**YOUR TASK:** Identify and reproduce every line holding the string "chart".

Dataset rows:
╔══

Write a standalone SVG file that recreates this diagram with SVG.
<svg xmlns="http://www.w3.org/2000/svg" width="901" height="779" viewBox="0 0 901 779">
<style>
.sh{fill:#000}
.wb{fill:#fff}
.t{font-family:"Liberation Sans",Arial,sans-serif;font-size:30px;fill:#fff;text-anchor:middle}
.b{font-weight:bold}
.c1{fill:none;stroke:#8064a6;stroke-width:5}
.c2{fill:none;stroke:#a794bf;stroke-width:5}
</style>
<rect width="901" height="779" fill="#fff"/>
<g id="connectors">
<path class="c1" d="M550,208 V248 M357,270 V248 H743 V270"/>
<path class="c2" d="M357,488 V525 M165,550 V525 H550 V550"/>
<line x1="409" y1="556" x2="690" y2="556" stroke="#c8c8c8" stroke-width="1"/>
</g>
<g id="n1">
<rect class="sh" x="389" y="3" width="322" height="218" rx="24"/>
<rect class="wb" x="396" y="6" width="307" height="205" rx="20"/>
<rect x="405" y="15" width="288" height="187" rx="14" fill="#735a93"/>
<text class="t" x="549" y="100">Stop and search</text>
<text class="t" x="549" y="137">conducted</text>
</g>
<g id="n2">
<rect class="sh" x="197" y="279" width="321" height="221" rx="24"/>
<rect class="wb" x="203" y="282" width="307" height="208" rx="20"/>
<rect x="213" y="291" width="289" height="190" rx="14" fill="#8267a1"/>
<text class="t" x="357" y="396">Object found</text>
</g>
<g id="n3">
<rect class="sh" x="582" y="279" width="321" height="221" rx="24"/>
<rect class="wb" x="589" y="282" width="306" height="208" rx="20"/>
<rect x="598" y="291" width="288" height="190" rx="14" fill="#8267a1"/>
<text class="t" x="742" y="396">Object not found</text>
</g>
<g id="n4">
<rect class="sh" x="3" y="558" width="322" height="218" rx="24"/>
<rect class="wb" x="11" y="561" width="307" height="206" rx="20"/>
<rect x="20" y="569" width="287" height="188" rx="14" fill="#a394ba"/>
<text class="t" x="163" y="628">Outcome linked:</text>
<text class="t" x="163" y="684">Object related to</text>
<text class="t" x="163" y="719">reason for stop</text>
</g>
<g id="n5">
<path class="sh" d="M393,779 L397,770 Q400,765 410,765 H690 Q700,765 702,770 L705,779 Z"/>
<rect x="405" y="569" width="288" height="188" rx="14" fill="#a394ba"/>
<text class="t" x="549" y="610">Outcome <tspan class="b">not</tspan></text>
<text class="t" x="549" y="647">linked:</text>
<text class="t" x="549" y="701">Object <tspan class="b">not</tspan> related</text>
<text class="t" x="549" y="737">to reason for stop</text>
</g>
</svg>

╚══
╔══

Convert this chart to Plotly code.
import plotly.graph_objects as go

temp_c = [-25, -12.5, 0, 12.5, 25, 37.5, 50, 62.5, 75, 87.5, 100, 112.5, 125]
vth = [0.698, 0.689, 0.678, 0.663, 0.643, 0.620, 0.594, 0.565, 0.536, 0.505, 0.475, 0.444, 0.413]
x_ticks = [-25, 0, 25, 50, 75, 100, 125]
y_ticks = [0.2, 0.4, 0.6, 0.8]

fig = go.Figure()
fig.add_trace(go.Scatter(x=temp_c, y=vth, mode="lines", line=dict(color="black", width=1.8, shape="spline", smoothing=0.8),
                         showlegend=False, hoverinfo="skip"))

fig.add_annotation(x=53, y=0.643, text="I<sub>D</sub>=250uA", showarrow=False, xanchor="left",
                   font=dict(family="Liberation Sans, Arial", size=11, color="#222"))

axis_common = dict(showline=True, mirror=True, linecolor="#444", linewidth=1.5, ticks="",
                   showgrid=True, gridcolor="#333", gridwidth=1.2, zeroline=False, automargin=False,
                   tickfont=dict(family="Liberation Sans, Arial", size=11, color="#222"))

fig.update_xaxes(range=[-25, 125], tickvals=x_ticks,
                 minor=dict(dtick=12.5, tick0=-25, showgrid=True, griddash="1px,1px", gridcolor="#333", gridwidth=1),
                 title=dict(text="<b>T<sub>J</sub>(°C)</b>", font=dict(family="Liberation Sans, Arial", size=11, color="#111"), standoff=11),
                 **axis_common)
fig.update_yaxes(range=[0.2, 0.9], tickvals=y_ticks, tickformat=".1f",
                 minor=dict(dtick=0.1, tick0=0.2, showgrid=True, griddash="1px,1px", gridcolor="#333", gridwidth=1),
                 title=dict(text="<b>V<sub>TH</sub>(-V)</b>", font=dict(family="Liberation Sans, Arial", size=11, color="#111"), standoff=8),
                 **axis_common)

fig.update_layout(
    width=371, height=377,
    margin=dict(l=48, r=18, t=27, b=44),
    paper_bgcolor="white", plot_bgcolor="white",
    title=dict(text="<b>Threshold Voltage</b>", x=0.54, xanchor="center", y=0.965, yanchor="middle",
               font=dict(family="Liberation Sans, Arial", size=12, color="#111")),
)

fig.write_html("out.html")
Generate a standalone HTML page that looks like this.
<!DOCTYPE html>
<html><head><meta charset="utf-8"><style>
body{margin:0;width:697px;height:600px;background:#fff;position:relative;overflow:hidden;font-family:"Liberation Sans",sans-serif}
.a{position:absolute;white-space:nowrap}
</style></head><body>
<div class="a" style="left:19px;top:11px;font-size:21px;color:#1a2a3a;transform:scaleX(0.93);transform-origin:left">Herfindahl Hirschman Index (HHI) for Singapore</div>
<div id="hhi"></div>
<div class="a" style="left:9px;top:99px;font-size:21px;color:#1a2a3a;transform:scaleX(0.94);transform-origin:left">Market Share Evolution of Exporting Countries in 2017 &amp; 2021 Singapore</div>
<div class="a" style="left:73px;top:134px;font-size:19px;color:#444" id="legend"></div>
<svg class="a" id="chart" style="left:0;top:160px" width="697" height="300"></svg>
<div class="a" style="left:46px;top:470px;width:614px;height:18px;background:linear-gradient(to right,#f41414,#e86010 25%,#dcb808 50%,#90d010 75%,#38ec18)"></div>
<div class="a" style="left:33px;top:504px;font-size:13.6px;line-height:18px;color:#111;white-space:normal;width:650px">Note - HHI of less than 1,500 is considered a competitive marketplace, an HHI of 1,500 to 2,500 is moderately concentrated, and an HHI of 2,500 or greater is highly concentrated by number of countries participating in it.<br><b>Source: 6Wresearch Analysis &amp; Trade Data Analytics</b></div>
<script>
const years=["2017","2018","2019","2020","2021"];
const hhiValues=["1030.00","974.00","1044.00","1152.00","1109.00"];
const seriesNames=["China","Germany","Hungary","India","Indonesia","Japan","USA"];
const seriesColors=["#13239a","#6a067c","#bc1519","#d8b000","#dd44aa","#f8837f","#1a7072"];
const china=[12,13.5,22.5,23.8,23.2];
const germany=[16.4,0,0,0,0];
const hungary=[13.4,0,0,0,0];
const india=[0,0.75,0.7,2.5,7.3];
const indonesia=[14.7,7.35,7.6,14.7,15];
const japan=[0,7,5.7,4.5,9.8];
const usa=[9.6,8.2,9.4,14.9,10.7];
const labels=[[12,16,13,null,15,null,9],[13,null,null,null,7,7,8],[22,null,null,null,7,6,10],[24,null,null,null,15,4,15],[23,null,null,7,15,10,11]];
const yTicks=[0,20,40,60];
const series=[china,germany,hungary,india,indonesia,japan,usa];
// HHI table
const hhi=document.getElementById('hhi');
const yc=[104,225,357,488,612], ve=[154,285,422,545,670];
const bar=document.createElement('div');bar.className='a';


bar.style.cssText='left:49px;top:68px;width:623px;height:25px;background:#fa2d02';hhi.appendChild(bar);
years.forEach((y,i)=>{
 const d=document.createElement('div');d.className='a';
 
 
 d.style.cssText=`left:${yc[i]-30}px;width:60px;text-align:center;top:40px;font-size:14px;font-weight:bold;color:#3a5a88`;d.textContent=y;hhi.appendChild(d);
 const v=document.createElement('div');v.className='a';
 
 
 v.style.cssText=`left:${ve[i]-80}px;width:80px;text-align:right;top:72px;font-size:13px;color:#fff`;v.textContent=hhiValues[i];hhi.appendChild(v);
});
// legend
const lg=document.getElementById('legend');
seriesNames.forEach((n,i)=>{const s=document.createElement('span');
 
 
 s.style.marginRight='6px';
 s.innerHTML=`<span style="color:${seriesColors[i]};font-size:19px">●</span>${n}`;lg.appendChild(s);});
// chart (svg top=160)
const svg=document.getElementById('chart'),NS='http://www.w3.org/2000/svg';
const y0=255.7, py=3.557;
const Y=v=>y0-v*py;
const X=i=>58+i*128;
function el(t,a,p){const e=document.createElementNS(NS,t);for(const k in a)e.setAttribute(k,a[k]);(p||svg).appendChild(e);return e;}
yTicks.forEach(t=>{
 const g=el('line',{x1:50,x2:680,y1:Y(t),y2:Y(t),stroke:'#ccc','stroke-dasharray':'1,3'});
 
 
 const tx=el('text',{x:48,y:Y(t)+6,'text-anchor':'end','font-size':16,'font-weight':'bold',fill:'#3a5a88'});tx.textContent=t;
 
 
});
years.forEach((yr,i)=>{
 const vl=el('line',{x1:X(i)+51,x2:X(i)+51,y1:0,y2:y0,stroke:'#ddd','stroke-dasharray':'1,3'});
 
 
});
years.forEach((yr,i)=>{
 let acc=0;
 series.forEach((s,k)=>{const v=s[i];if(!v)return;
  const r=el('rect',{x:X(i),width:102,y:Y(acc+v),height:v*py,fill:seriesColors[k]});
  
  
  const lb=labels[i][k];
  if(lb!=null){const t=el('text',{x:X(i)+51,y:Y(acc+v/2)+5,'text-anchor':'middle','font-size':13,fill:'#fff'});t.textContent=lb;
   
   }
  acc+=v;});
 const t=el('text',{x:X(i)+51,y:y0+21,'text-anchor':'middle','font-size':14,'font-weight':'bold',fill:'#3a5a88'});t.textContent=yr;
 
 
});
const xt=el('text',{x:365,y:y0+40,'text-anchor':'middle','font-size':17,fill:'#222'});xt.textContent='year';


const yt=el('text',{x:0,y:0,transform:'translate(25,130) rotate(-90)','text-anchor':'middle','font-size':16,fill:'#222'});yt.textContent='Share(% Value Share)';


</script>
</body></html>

╚══

**ANSWER:**
Convert this chart to Plotly code.
<svg class="a" id="chart" style="left:0;top:160px" width="697" height="300"></svg>
// chart (svg top=160)
const svg=document.getElementById('chart'),NS='http://www.w3.org/2000/svg';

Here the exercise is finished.